Tile Tech argued that a default judgment was not appropriate because the district court did not find that Tile Tech acted in bad faith. However, the Court identified the full test for default, in the Ninth Circuit, as “willfulness, bad faith, or fault.” Fjelstad v. Am. Honda Motor Co., 762 F.2d 1334, 1341 (9th Cir. 1985). Tile Tech failed to present evidence that its dilatory actions were not its fault, i.e. outside of its attorney’s control. Therefore, the Court upheld the judgment.
Tile Tech next argued that the permanent injunction was overly broad because: (1) it enjoins “substantially similar” products that do not necessarily infringe the [patent]; (2) it requires Tile Tech to surrender the [relevant] mold even though the [component] by itself does not directly infringe; and (3) it prohibits Tile Tech from using images of United’s products in any marketing materials, even if there is no likelihood of confusion.
The Court found the district court did not err in issuing the permanent injunction. In a patent infringement context, injunctions have satisfactory scope “when they prohibit ‘infringement of the patent by the adjudicated devices and infringement by devices not more than colorably different from the adjudicated devices.’” Int’l Rectifier Corp. v. IXYS Corp., 383 F.3d 1312, 1315 (Fed. Cir. 2004).

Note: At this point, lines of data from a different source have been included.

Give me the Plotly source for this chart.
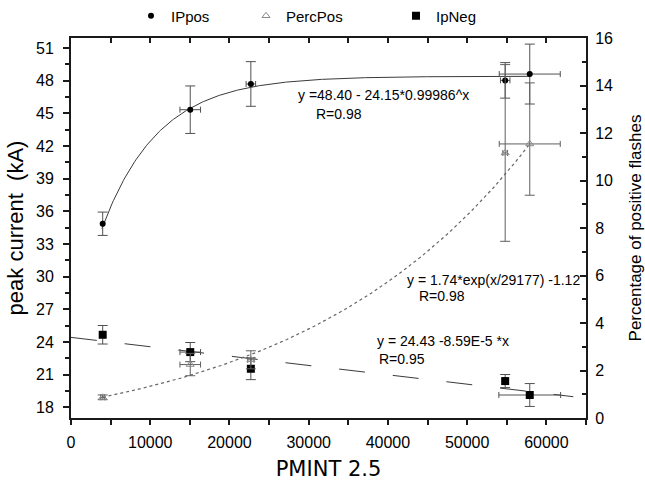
import numpy as np
import plotly.graph_objects as go

# ---------------- data ----------------
x_ippos = [4000, 15050, 22700, 54800, 57900]
y_ippos = [34.86, 45.33, 47.69, 48.02, 48.60]
ey_ippos = [1.07, 2.18, 2.05, 1.63, 2.75]
ex_ippos = [0, 1300, 600, 600, 3850]

x_perc = [4000, 15050, 22700, 54800, 57900]
y_perc = [0.87, 2.25, 2.45, 11.16, 11.54]
ey_perc_plus = [0.10, 0.47, 0.38, 3.72, 2.57]
ey_perc_minus = [0.10, 0.47, 0.38, 3.72, 2.16]
ex_perc = [250, 1300, 400, 300, 3850]

x_ipneg = [4000, 15050, 22700, 54800, 57900]
y_ipneg = [24.67, 23.08, 21.55, 20.42, 19.14]
ey_ipneg = [0.85, 0.88, 1.00, 0.60, 1.05]
ex_ipneg = [0, 1300, 0, 0, 3900]

# fit coefficients as printed on the chart
fit_pos = dict(a=48.40, b=24.15, c=0.99986, xmin=3900, xmax=58000)
fit_perc = dict(a=1.74, tau=29177, c=-1.12, xmin=4000, xmax=57900)
fit_neg = dict(a=24.43, b=-8.59e-5, xmin=0, xmax=63400)

fit_text_pos = ["y =48.40 - 24.15*0.99986^x", "R=0.98"]
fit_text_perc = ["y = 1.74*exp(x/29177) -1.12", "R=0.98"]
fit_text_neg = ["y = 24.43 -8.59E-5 *x", "R=0.95"]

# ---------------- figure ----------------
FONT = "Liberation Sans, Arial, sans-serif"
ERR = "#505050"

fig = go.Figure()

xs = np.linspace(fit_pos["xmin"], fit_pos["xmax"], 300)
fig.add_trace(go.Scatter(x=xs, y=fit_pos["a"] - fit_pos["b"] * fit_pos["c"] ** xs,
                         mode="lines", line=dict(color="#3a3a3a", width=1),
                         showlegend=False, hoverinfo="skip"))
xs = np.linspace(fit_perc["xmin"], fit_perc["xmax"], 300)
fig.add_trace(go.Scatter(x=xs, y=fit_perc["a"] * np.exp(xs / fit_perc["tau"]) + fit_perc["c"],
                         mode="lines", yaxis="y2",
                         line=dict(color="#666666", width=1.2, dash="dot"),
                         showlegend=False, hoverinfo="skip"))
xs = np.linspace(fit_neg["xmin"], fit_neg["xmax"], 2)
fig.add_trace(go.Scatter(x=xs, y=fit_neg["a"] + fit_neg["b"] * xs,
                         mode="lines", line=dict(color="#3a3a3a", width=1, dash="26px,28px"),
                         showlegend=False, hoverinfo="skip"))

fig.add_trace(go.Scatter(
    x=x_ippos, y=y_ippos, mode="markers", name="IPpos", legend="legend",
    marker=dict(symbol="circle", size=6, color="black"),
    error_y=dict(type="data", array=ey_ippos, color=ERR, thickness=1, width=5),
    error_x=dict(type="data", array=ex_ippos, color=ERR, thickness=1, width=3),
))
fig.add_trace(go.Scatter(
    x=x_perc, y=y_perc, mode="markers", name="PercPos", yaxis="y2", legend="legend2",
    marker=dict(symbol="triangle-up-open", size=7, color="#8a8a8a", line=dict(width=1)),
    error_y=dict(type="data", array=ey_perc_plus, arrayminus=ey_perc_minus,
                 color="#606060", thickness=1, width=5),
    error_x=dict(type="data", array=ex_perc, color="#606060", thickness=1, width=3),
))
fig.add_trace(go.Scatter(
    x=x_ipneg, y=y_ipneg, mode="markers", name="IpNeg", legend="legend3",
    marker=dict(symbol="square", size=8, color="black"),
    error_y=dict(type="data", array=ey_ipneg, color=ERR, thickness=1, width=5),
    error_x=dict(type="data", array=ex_ipneg, color=ERR, thickness=1, width=3),
))
# helper trace for top axis (inside ticks)
fig.add_trace(go.Scatter(x=[], y=[], xaxis="x2", showlegend=False, hoverinfo="skip"))

L, R, T, B = 71, 59, 38, 63
W, H = 645, 481
pw, ph = W - L - R, H - T - B

def px2paper(px, py):
    return (px - L) / pw, (H - B - py) / ph

annots = []
def add_text(txt, px, py):
    xp, yp = px2paper(px, py)
    annots.append(dict(text=txt, x=xp, y=yp, xref="paper", yref="paper",
                       xanchor="left", yanchor="middle", showarrow=False,
                       font=dict(family=FONT, size=14, color="black")))

add_text(fit_text_pos[0], 296, 95)
add_text(fit_text_pos[1], 314, 114)
add_text(fit_text_perc[0], 405, 279.5)
add_text(fit_text_perc[1], 417, 295.5)
add_text(fit_text_neg[0], 375, 341)
add_text(fit_text_neg[1], 377, 358.5)

axis_common = dict(showline=True, linecolor="#1a1a1a", linewidth=2, showgrid=False,
                   zeroline=False, tickcolor="#1a1a1a", tickwidth=1.5, automargin=False,
                   tickfont=dict(family=FONT, size=16, color="black"))

fig.update_layout(
    width=W, height=H, margin=dict(l=L, r=R, t=T, b=B, pad=0, autoexpand=False),
    plot_bgcolor="white", paper_bgcolor="white",
    font=dict(family=FONT, color="black"),
    xaxis=dict(range=[0, 65000], tickmode="linear", tick0=0, dtick=10000, tickformat="d",
               ticks="outside", ticklen=5, mirror=False,
               minor=dict(dtick=5000, ticks="outside", ticklen=5, tickcolor="#1a1a1a"),
               title=dict(text="PMINT 2.5", font=dict(family="DejaVu Sans", size=21), standoff=16),
               ticklabelstandoff=4,
               **axis_common),
    xaxis2=dict(range=[0, 65000], overlaying="x", side="top", matches="x",
                tickmode="linear", tick0=0, dtick=5000, ticks="inside", ticklen=5,
                showticklabels=False, showline=True, linecolor="#1a1a1a", linewidth=2,
                showgrid=False, zeroline=False, tickcolor="#1a1a1a", tickwidth=1.5),
    yaxis=dict(range=[17.03, 51.91], tickmode="linear", tick0=0, dtick=3,
               ticks="outside", ticklen=6,
               minor=dict(dtick=1.5, ticks="outside", ticklen=4, tickcolor="#1a1a1a"),
               title=dict(text="peak current\u00a0 (kA)", font=dict(family=FONT, size=22), standoff=6),
               ticklabelstandoff=6,
               **axis_common),
    yaxis2=dict(range=[0, 16], overlaying="y", side="right", tickmode="linear",
                tick0=0, dtick=2, ticks="inside", ticklen=6,
                minor=dict(dtick=1, ticks="inside", ticklen=4, tickcolor="#1a1a1a"),
                title=dict(text="Percentage of positive flashes", font=dict(family=FONT, size=17), standoff=22),
                ticklabelstandoff=4,
                **axis_common),
    annotations=annots,
    showlegend=True,
)

leg_common = dict(orientation="h", yanchor="middle", xanchor="left", y=px2paper(0, 16)[1],
                  font=dict(family=FONT, size=15, color="black"), bgcolor="rgba(0,0,0,0)",
                  borderwidth=0)
fig.update_layout(
    legend=dict(x=px2paper(131, 0)[0], **leg_common),
    legend2=dict(x=px2paper(246, 0)[0], **leg_common),
    legend3=dict(x=px2paper(396, 0)[0], **leg_common),
)

fig.write_html("out.html", config=dict(displayModeBar=False))
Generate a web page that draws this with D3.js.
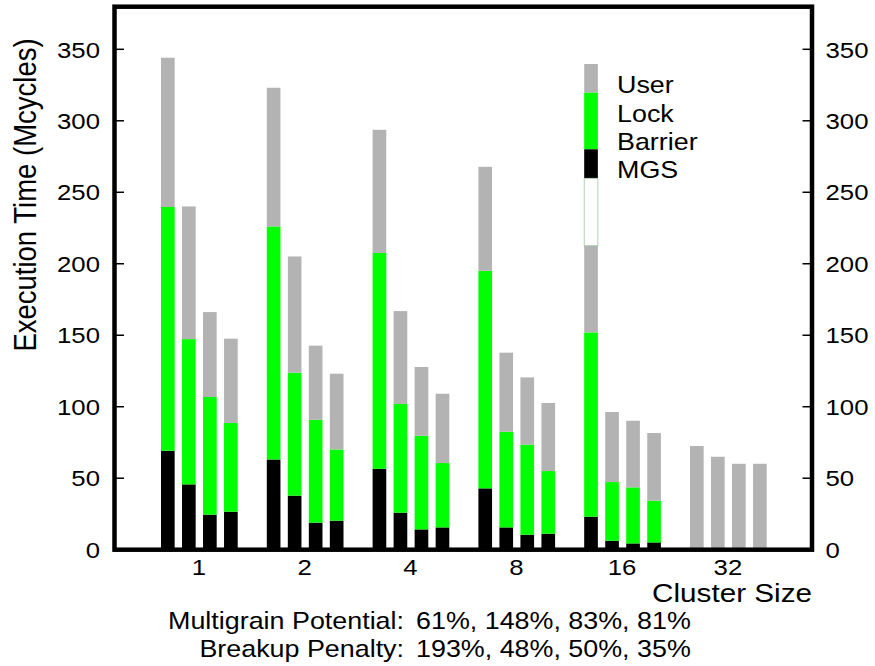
<!DOCTYPE html>
<html><head><meta charset="utf-8">
<script src="https://cdn.jsdelivr.net/npm/d3@7"></script>
<style>
body{margin:0;background:#fff}
svg{display:block}
text{font-family:"Liberation Sans",Arial,Helvetica,sans-serif;fill:#000}
</style>
</head><body><svg id="c" width="875" height="666"></svg>
<script>
// ---------- data ----------
const clusterSizes = ["1","2","4","8","16","32"];
const barIndex = [0,1,2,3];
// segment heights in Mcycles, 4 bars per cluster size (bottom -> top: Barrier, Lock, User)
const barrierTime = [69.2,45.7,24.5,26.6, 63.1,37.8,18.9,20.3, 56.6,25.9,14.2,15.6, 42.9,15.6,10.5,11.2, 23.1,6.3,4.4,5.1, 0,0,0,0];
const lockTime    = [170.5,101.6,82.3,62.0, 163.0,86.0,72.0,49.8, 150.9,76.0,65.5,45.0, 152.2,66.9,62.9,43.8, 128.9,41.0,39.2,29.2, 0,0,0,0];
const userTime    = [104.4,92.8,59.4,59.0, 97.0,81.3,51.8,53.0, 86.2,65.0,48.1,48.5, 72.7,55.3,47.1,47.6, 60.8,49.0,46.6,47.3, 72.5,65.0,60.1,60.1];
const yTicks = [0,50,100,150,200,250,300,350];
const legendLabels = ["User","Lock","Barrier","MGS"];
const potentialValues = ["61%","148%","83%","81%"];
const penaltyValues = ["193%","48%","50%","35%"];

const seriesKeys = ["Barrier","Lock","User"];
const seriesColor = {Barrier:"#000000", Lock:"#00ff00", User:"#b3b3b3", MGS:"#ffffff"};

const rows = clusterSizes.flatMap((g,gi)=>barIndex.map(b=>({
  g, b,
  Barrier: barrierTime[gi*4+b],
  Lock: lockTime[gi*4+b],
  User: userTime[gi*4+b]
})));

// ---------- layout ----------
const svg = d3.select("#c");
const frame = {left:114.5, right:812, top:6.7, bottom:549.7};
const SX = 1.12; // horizontal text stretch

const y = d3.scaleLinear().domain([0,350]).range([frame.bottom, 49.3]);
const x0 = d3.scaleBand().domain(clusterSizes).range([146, 146+6*105.8]).padding(0);
const x1 = d3.scaleBand().domain(barIndex).range([15, 91.7]).paddingInner(0.35).paddingOuter(0);

function txt(g, xx, yy, s, size, anchor, sx=SX){
  return g.append("text").attr("transform",`translate(${xx},${yy}) scale(${sx},1)`)
    .attr("text-anchor",anchor).attr("font-size",size).text(s);
}

// ---------- bars ----------
const stacked = d3.stack().keys(seriesKeys)(rows);
svg.append("g").selectAll("g").data(stacked).join("g")
  .attr("fill", s=>seriesColor[s.key])
  .selectAll("rect").data(s=>s.filter(d=>d[1]-d[0]>0)).join("rect")
  .attr("x", d=>x0(d.data.g)+x1(d.data.b))
  .attr("width", x1.bandwidth())
  .attr("y", d=>y(d[1]))
  .attr("height", d=>y(d[0])-y(d[1]));

// ---------- legend (stacked key drawn over the bar area) ----------
const lg = svg.append("g");
const keyX = x0("16")+x1(0), keyW = x1.bandwidth();
const keyBreaks = [64, 92.7, 149.3, 178.3, 245.7];
legendLabels.forEach((lab,i)=>{
  const c = seriesColor[lab];
  lg.append("rect").attr("x",keyX).attr("y",keyBreaks[i]).attr("width",keyW)
    .attr("height",keyBreaks[i+1]-keyBreaks[i]).attr("fill",c)
    .attr("stroke", lab==="MGS" ? "#9fc79f" : "none").attr("stroke-width",0.8);
});
const legendBase = [93, 121.5, 150, 178];
legendLabels.forEach((lab,i)=> txt(lg, 617, legendBase[i], lab, 24, "start"));

// ---------- frame & axes ----------
svg.append("rect").attr("x",frame.left).attr("y",frame.top)
  .attr("width",frame.right-frame.left).attr("height",frame.bottom-frame.top)
  .attr("fill","none").attr("stroke","#000").attr("stroke-width",4.5);

const ax = svg.append("g");
yTicks.forEach(t=>{
  ax.append("line").attr("x1",frame.left).attr("x2",frame.left+9.5).attr("y1",y(t)).attr("y2",y(t))
    .attr("stroke","#000").attr("stroke-width",1.5);
  ax.append("line").attr("x1",frame.right-9.5).attr("x2",frame.right).attr("y1",y(t)).attr("y2",y(t))
    .attr("stroke","#000").attr("stroke-width",1.5);
  txt(ax, 100, y(t)+8.2, String(t), 23, "end");
  txt(ax, 825.5, y(t)+8.2, String(t), 23, "start");
});

clusterSizes.forEach(g=>{
  txt(ax, x0(g)+x0.bandwidth()/2, 575, g, 23, "middle");
});

txt(ax, 812, 602, "Cluster Size", 26.5, "end");

svg.append("text").attr("transform","translate(36,195) scale(1.12,1) rotate(-90)")
  .attr("text-anchor","middle").attr("font-size",27.5).text("Execution Time (Mcycles)");

// ---------- footnotes ----------
txt(svg, 404, 629, "Multigrain Potential:", 24, "end");
txt(svg, 416, 629, potentialValues.join(", "), 24, "start");
txt(svg, 404, 657, "Breakup Penalty:", 24, "end");
txt(svg, 416, 657, penaltyValues.join(", "), 24, "start");
</script>
</body></html>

The Court looked at the language of the injunction and found that there were no problems with prohibiting all acts of infringement and restricting the sale, advertisement, marketing, or promotion of “substantially similar” products, as those acts would constitute infringement in light of the two-step test in TiVo Inc. v. EchoStar Corp., 646 F.3d 869, 882 (Fed. Cir. 2011) (“party seeking to enforce the injunction must prove both that the newly accused product is not more than colorably different from the product found to be infringed and that the newly accused product actually infringes.”).
The Court also found the requirement to surrender “any mold, or other device, by which any [component] utilized with the [patent] was made” an acceptable means of preventing future infringement as the component was crucial to the patented product. Additionally, the Court noted that United’s counsel stated that United would not seek to enforce the injunction if Tile Tech used the relevant component for non-infringing purposes. Thus, the Court held that the requirement to surrender the molds was appropriate.
Finally, the Court construed the language of the injunction with respect to the unfair competition claim in a manner consistent with the rights of Tile Tech. The district court had found that Tile Tech’s use of United products in its marketing materials violated the Lanham Act and should be removed. The Federal Circuit noted that “[t]o the extent that in the future Tile Tech’s advertising clearly distinguishes its products from that of United’s in a comparative advertisement, in a way that is not ‘an act of unfair competition,’ [the Court] read the injunction to not prohibit such uses.” Therefore, the Court found that the injunction was not overbroad as written.
A default judgment (under 9th Circuit law) does not require bad faith. Permanent injunctions may enjoin “substantially similar” products and may require surrendering a crucial enabling work piece (such as a mold) even though the component by itself does not infringe.